-- Start of INFORMATION SHOWN --

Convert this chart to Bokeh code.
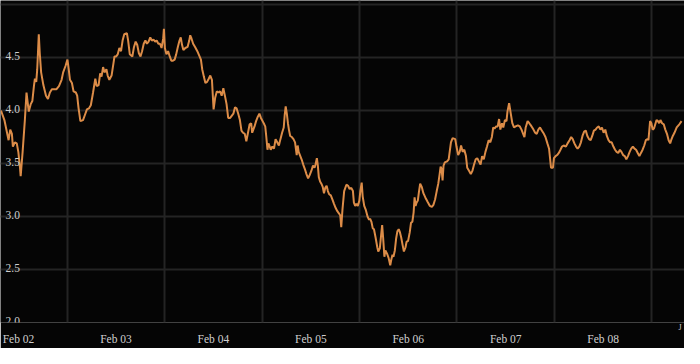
from bokeh.plotting import figure
from bokeh.models import Range1d, FixedTicker, Grid, Label, LinearAxis
from bokeh.embed import file_html
from bokeh.resources import INLINE

# time in hundredths of a year from "Feb 02"
t = [-18.0, -14.5, -11.8, -10.2, -8.5, -6.8, -5.8, -3.8, -1.8, -0.2, 1.5, 2.2, 4.2, 6.5, 8.2, 10.5,
     12.5, 14.2, 15.8, 16.8, 18.2, 19.2, 20.8, 21.8, 23.2, 25.5, 28.2, 30.2, 32.2, 34.2, 36.5, 38.8,
     41.5, 44.2, 45.8, 48.2, 50.2, 51.5, 52.8, 54.8, 56.5, 58.8, 60.2, 61.5, 63.5, 66.2, 68.2, 70.2,
     72.2, 74.2, 76.5, 78.8, 80.2, 82.2, 83.8, 85.2, 86.8, 88.2, 90.2, 91.5, 93.2, 95.5, 97.5, 98.5,
     100.2, 101.8, 103.5, 105.2, 106.8, 108.5, 111.2, 112.5, 114.2, 116.8, 118.5, 120.2, 121.8, 123.5,
     125.2, 126.8, 128.5, 130.2, 131.8, 133.5, 135.2, 136.8, 138.5, 140.2, 141.8, 143.5, 145.2, 146.8,
     148.5, 149.2, 150.2, 151.8, 153.5, 155.2, 156.8, 158.5, 160.2, 161.8, 163.5, 165.2, 166.5, 167.8,
     169.2, 171.2, 173.5, 175.2, 176.2, 177.5, 179.2, 181.2, 183.5, 185.8, 187.2, 188.5, 190.2, 191.8,
     193.5, 195.2, 196.8, 198.5, 200.2, 201.8, 203.5, 205.2, 206.8, 208.5, 210.2, 211.8, 213.5, 215.2,
     217.2, 220.5, 222.2, 223.8, 225.5, 227.2, 228.8, 230.5, 232.2, 233.8, 235.5, 237.2, 238.8, 239.8,
     242.2, 243.8, 245.5, 247.2, 248.8, 250.5, 252.2, 253.2, 254.2, 255.5, 256.5, 257.8, 258.8, 260.5,
     262.2, 263.8, 265.5, 267.2, 268.8, 270.5, 272.2, 273.2, 274.2, 275.5, 276.5, 277.5, 278.8, 280.5,
     282.2, 283.8, 285.5, 286.5, 287.5, 288.8, 290.5, 292.2, 293.8, 295.5, 297.2, 298.8, 300.5, 302.2,
     303.8, 304.8, 306.2, 307.2, 308.2, 309.5, 310.8, 312.2, 313.5, 314.8, 316.2, 317.5, 318.8, 320.5,
     322.2, 323.8, 325.5, 327.2, 328.8, 330.2, 331.2, 332.5, 334.2, 336.5, 338.2, 339.8, 341.5, 343.2,
     344.2, 345.5, 346.8, 348.2, 349.8, 350.8, 352.2, 353.2, 354.8, 356.5, 358.2, 359.8, 360.8, 362.2,
     363.5, 364.8, 366.5, 368.2, 369.2, 370.8, 372.2, 373.2, 374.2, 375.5, 376.5, 378.2, 379.8, 381.5,
     382.5, 383.8, 384.8, 386.2, 387.5, 388.8, 390.2, 391.5, 392.8, 394.2, 395.5, 397.2, 398.2, 399.8,
     401.5, 402.8, 404.2, 405.5, 406.5, 407.5, 408.5, 409.8, 410.8, 412.2, 413.8, 415.5, 417.5, 419.8,
     422.2, 424.2, 425.8, 427.5, 429.2, 430.8, 432.2, 433.2, 434.2, 435.2, 436.2, 437.5, 439.8, 441.5,
     442.5, 443.8, 445.5, 448.2, 449.5, 451.2, 452.8, 454.2, 455.8, 457.5, 459.2, 460.5, 462.5, 464.2,
     465.8, 467.5, 469.2, 470.8, 472.5, 474.2, 475.8, 477.5, 479.2, 480.8, 482.5, 484.2, 485.8, 487.2,
     488.5, 490.2, 491.8, 493.2, 494.5, 496.2, 497.5, 499.2, 500.8, 501.8, 503.5, 505.2, 506.8, 508.5,
     510.2, 512.5, 514.5, 516.2, 517.5, 519.2, 520.5, 522.5, 524.2, 525.8, 527.2, 528.5, 530.2, 531.8,
     533.5, 535.2, 537.2, 539.2, 540.8, 542.8, 544.5, 545.5, 546.5, 548.5, 549.5, 551.2, 552.8, 554.5,
     556.2, 557.8, 559.5, 561.8, 563.5, 565.5, 567.2, 568.8, 570.5, 572.2, 573.8, 575.5, 577.2, 578.8,
     580.5, 582.2, 583.8, 585.5, 587.2, 588.8, 590.5, 592.2, 593.8, 595.5, 597.2, 598.8, 600.5, 602.2,
     603.8, 605.5, 607.2, 608.8, 610.5, 612.2, 613.8, 615.5, 617.2, 618.8, 620.5, 622.2, 623.8, 625.5,
     627.2, 628.8, 630.5, 632.2, 633.8, 635.5, 637.2, 638.8, 640.5, 642.2, 643.8, 645.5, 646.5, 648.2,
     649.5, 650.8, 652.2, 653.5, 654.8, 656.2, 657.5, 658.8, 660.5, 662.2, 663.8, 665.5, 667.2, 668.8,
     669.8, 671.5, 673.2, 675.5, 678.2, 680.5]

values = [4.00, 3.91, 3.79, 3.72, 3.82, 3.78, 3.66, 3.70, 3.69, 3.61, 3.46, 3.38, 3.61, 3.91, 4.17, 3.99,
          4.06, 4.09, 4.23, 4.30, 4.27, 4.39, 4.72, 4.54, 4.36, 4.24, 4.14, 4.11, 4.17, 4.20, 4.20, 4.20,
          4.23, 4.29, 4.36, 4.42, 4.48, 4.39, 4.29, 4.26, 4.18, 4.17, 4.14, 4.03, 3.90, 3.91, 3.96, 4.01,
          4.02, 4.05, 4.17, 4.30, 4.23, 4.24, 4.35, 4.32, 4.41, 4.36, 4.39, 4.33, 4.29, 4.33, 4.45, 4.51,
          4.51, 4.53, 4.59, 4.56, 4.66, 4.72, 4.73, 4.66, 4.53, 4.51, 4.60, 4.65, 4.62, 4.54,
          4.51, 4.56, 4.63, 4.66, 4.63, 4.65, 4.69, 4.66, 4.67, 4.65, 4.66, 4.63, 4.63, 4.59,
          4.68, 4.77, 4.59, 4.53, 4.56, 4.51, 4.47, 4.47, 4.48, 4.53, 4.60, 4.66, 4.69, 4.62,
          4.57, 4.59, 4.60, 4.66, 4.71, 4.68, 4.63, 4.60, 4.56, 4.51, 4.48, 4.39, 4.32, 4.26,
          4.27, 4.30, 4.33, 4.29, 4.01, 4.12, 4.18, 4.17, 4.18, 4.14, 4.21, 4.14, 4.06, 3.93,
          3.93, 3.97, 4.03, 4.02, 3.97, 3.91, 3.81, 3.79, 3.78, 3.71, 3.79, 3.87, 3.88, 3.79,
          3.85, 3.90, 3.94, 3.97, 3.93, 3.90, 3.87, 3.85, 3.76, 3.63, 3.69, 3.66, 3.63, 3.66,
          3.64, 3.73, 3.70, 3.67, 3.73, 3.79, 3.84, 3.96, 4.04, 3.96, 3.88, 3.82, 3.76, 3.75,
          3.73, 3.70, 3.58, 3.67, 3.61, 3.58, 3.54, 3.49, 3.45, 3.40, 3.36, 3.39, 3.43, 3.48,
          3.46, 3.49, 3.55, 3.48, 3.37, 3.33, 3.31, 3.28, 3.22, 3.27, 3.29, 3.24, 3.21, 3.20,
          3.16, 3.12, 3.08, 3.05, 3.03, 3.01, 2.90, 3.07, 3.24, 3.30, 3.29, 3.26, 3.27, 3.24,
          3.13, 3.10, 3.12, 3.10, 3.15, 3.24, 3.32, 3.19, 3.10, 3.06, 3.00, 2.97, 2.98, 2.95,
          2.89, 2.88, 2.80, 2.71, 2.67, 2.70, 2.83, 2.92, 2.80, 2.62, 2.68, 2.65, 2.61, 2.54,
          2.59, 2.64, 2.62, 2.68, 2.79, 2.86, 2.88, 2.85, 2.80, 2.73, 2.67, 2.71, 2.76, 2.77,
          2.85, 2.94, 2.95, 3.04, 3.18, 3.10, 3.13, 3.15, 3.22, 3.31, 3.28, 3.22, 3.18, 3.14,
          3.10, 3.09, 3.11, 3.16, 3.24, 3.31, 3.40, 3.47, 3.45, 3.34, 3.48, 3.51, 3.52, 3.54,
          3.61, 3.70, 3.74, 3.73, 3.66, 3.58, 3.61, 3.67, 3.61, 3.63, 3.57, 3.46, 3.43, 3.40,
          3.43, 3.49, 3.54, 3.55, 3.52, 3.49, 3.57, 3.54, 3.61, 3.66, 3.72, 3.70, 3.75, 3.84,
          3.83, 3.85, 3.85, 3.92, 3.82, 3.88, 3.84, 3.91, 3.90, 3.99, 4.07, 3.97, 3.88, 3.84,
          3.85, 3.86, 3.85, 3.82, 3.79, 3.75, 3.84, 3.90, 3.88, 3.86, 3.84, 3.82, 3.79, 3.78,
          3.82, 3.84, 3.81, 3.78, 3.75, 3.69, 3.64, 3.55, 3.46, 3.46, 3.55, 3.57, 3.58, 3.60,
          3.63, 3.66, 3.67, 3.66, 3.69, 3.72, 3.75, 3.73, 3.69, 3.66, 3.64, 3.66, 3.70, 3.76,
          3.80, 3.81, 3.76, 3.73, 3.72, 3.76, 3.81, 3.82, 3.84, 3.85, 3.82, 3.84, 3.79, 3.82,
          3.76, 3.72, 3.70, 3.70, 3.66, 3.63, 3.61, 3.60, 3.63, 3.61, 3.58, 3.57, 3.54, 3.57,
          3.61, 3.64, 3.66, 3.64, 3.63, 3.60, 3.57, 3.60, 3.63, 3.67, 3.72, 3.73, 3.72, 3.90,
          3.88, 3.82, 3.83, 3.87, 3.91, 3.90, 3.88, 3.91, 3.88, 3.87, 3.82, 3.78, 3.72, 3.69,
          3.72, 3.76, 3.79, 3.84, 3.87, 3.90]

x_ticks = [0, 100, 200, 300, 400, 500, 600]
x_labels = ["Feb 02", "Feb 03", "Feb 04", "Feb 05", "Feb 06", "Feb 07", "Feb 08"]
x_grid = [50, 150, 250, 350, 450, 550, 650]
y_grid = [2.0, 2.5, 3.0, 3.5, 4.0, 4.5, 5.0]
y_labels = ["2.0", "2.5", "3.0", "3.5", "4.0", "4.5"]
edge_tick = [679]
edge_label = ["J"]

BG = "#050505"
GRID = "#242424"
TXT = "#cfcfcf"
FONT = "Liberation Serif"

p = figure(width=684, height=348, output_backend="svg", toolbar_location=None,
           x_range=Range1d(-18.5, 683.5), y_range=Range1d(2.0, 5.038),
           background_fill_color=BG, border_fill_color=BG, outline_line_color=None,
           min_border_left=0, min_border_right=0, min_border_top=0, min_border_bottom=26)

p.grid.visible = False
p.yaxis.visible = False


def style_axis(ax, size, standoff):
    ax.axis_line_color = None
    ax.major_tick_line_color = None
    ax.minor_tick_line_color = None
    ax.major_tick_out = 0
    ax.major_tick_in = 0
    ax.major_label_standoff = standoff
    ax.major_label_text_font = FONT
    ax.major_label_text_font_size = size
    ax.major_label_text_color = TXT


xa = p.xaxis[0]
xa.ticker = FixedTicker(ticks=x_ticks)
xa.major_label_overrides = {k: lab for k, lab in zip(x_ticks, x_labels)}
style_axis(xa, "11.5px", -2)

ja = LinearAxis(ticker=FixedTicker(ticks=edge_tick),
                major_label_overrides={k: lab for k, lab in zip(edge_tick, edge_label)})
style_axis(ja, "8px", 0)
p.below = [ja] + list(p.below)

p.add_layout(Grid(dimension=0, ticker=FixedTicker(ticks=x_grid),
                  grid_line_color=GRID, grid_line_width=2))
p.add_layout(Grid(dimension=1, ticker=FixedTicker(ticks=y_grid),
                  grid_line_color=GRID, grid_line_width=2))

p.line(t, values, line_color="#dc8c48", line_width=2)

for lab in y_labels:
    p.add_layout(Label(x=5, x_units="screen", y=float(lab), text=lab,
                       text_font=FONT, text_font_size="11.5px", text_color=TXT,
                       text_baseline="alphabetic", y_offset=2))

open("out.html", "w").write(file_html(p, INLINE))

-- End of INFORMATION SHOWN --

## TASK DETAILS
Skip every picture and return the lines above from the top through the one that contains "from bokeh.resources import INLINE".

## FINISHED TASK
Convert this chart to Bokeh code.
from bokeh.plotting import figure
from bokeh.models import Range1d, FixedTicker, Grid, Label, LinearAxis
from bokeh.embed import file_html
from bokeh.resources import INLINE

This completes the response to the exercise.